SIMON: Two hours - a lot of time. What do we know about what they talked about?

DETROW: You know, on Ukraine, the White House has really been focused lately on the fact that it has been repeatedly warning China not to materially support Russia in this war. Most of the framing of how this conversation went focused around that message, you know, even though the White House has not really answered questions on whether it sees specific evidence right now that this is happening. The Chinese government's version of this call included phrases like, quote, "China does not want to see the situation in Ukraine come to this" and that, quote, "China stands for peace and opposes war." Of course, China is one of the few countries in the world right now that currently does have close ties with Russia - ties that Xi and Russian President Vladimir Putin really deepened right before the war began when they met during the Winter Olympics. The White House did not provide a lot of specifics about what Biden said on the call, what the direct conversation was between these two leaders.

SIMON: President Biden publicly and explicitly warned Russia about the consequences of invading Ukraine. Was he quite that blunt and specific with President Xi about any consequences of supporting Russia?

DETROW: Well, we don't know. The White House says that Biden repeatedly laid out what White House officials called implications and consequences during this call. The terms came up over and over and over yesterday. We repeatedly tried to say, well, what are they? Give us some specifics. And that happened because there's such a contrast because we got so many of the specifics of what the first wave of sanctions against Russia would be. That is not happening here. The White House is being incredibly guarded about what was on the call, what these consequences would be. And here is just one example of how the vagueness almost veered into farce at times because the White House didn't really want to say anything. Here's press secretary Jen Psaki responding to a question that I asked.

PSAKI: Well, again, I'm not going to give you more details about the level of detail, but it was a detailed engagement. I'm not going to outline that more from here.

DETROW: And one more example of about how careful the White House is being about talking about this - it took more than four hours for the administration to put out a readout of this call. That's opposed to Beijing, who released its version of the conversation before the conversation even ended.

SIMON: Obviously, a lot of talk about Ukraine. Do we know if anything else came up?

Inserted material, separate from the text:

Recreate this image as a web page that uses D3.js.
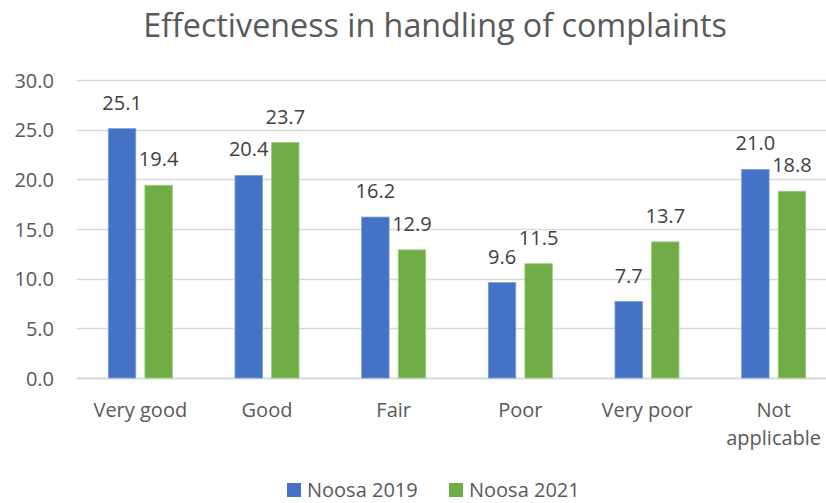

DETROW: Yeah, the Chinese readout spent a lot of time on Taiwan, which is, of course, the biggest tension point between these two countries. The U.S. policy is to support Democratic leaders in Taiwan, even if it doesn't officially recognize it as a separate country. China, of course, claims Taiwan. And just before the call, a Chinese aircraft carrier sailed through the Taiwan Strait, according to Reuters. China described this as routine, but it is a reminder of how delicate the issue is. According to the Beijing frame of the call, Xi told Biden, quote, "some people in the U.S. have sent a wrong signal to Taiwan independence forces" and says that Biden told him, quote, "the U.S. does not support Taiwan independence or intend to seek a conflict with China." The U.S. framing was different, which is probably not surprising. It was that Biden reiterated that U.S. policy on China has not changed and emphasized the United States continues to oppose any unilateral changes to the status quo. And all of this matters in this moment because many people have viewed the Western response to Russia's Ukraine invasion as a possible look at how much international opposition there would be if China ever forcefully tried to impose changes on Taiwan.

SIMON: NPR White House correspondent Scott Detrow, thanks so much.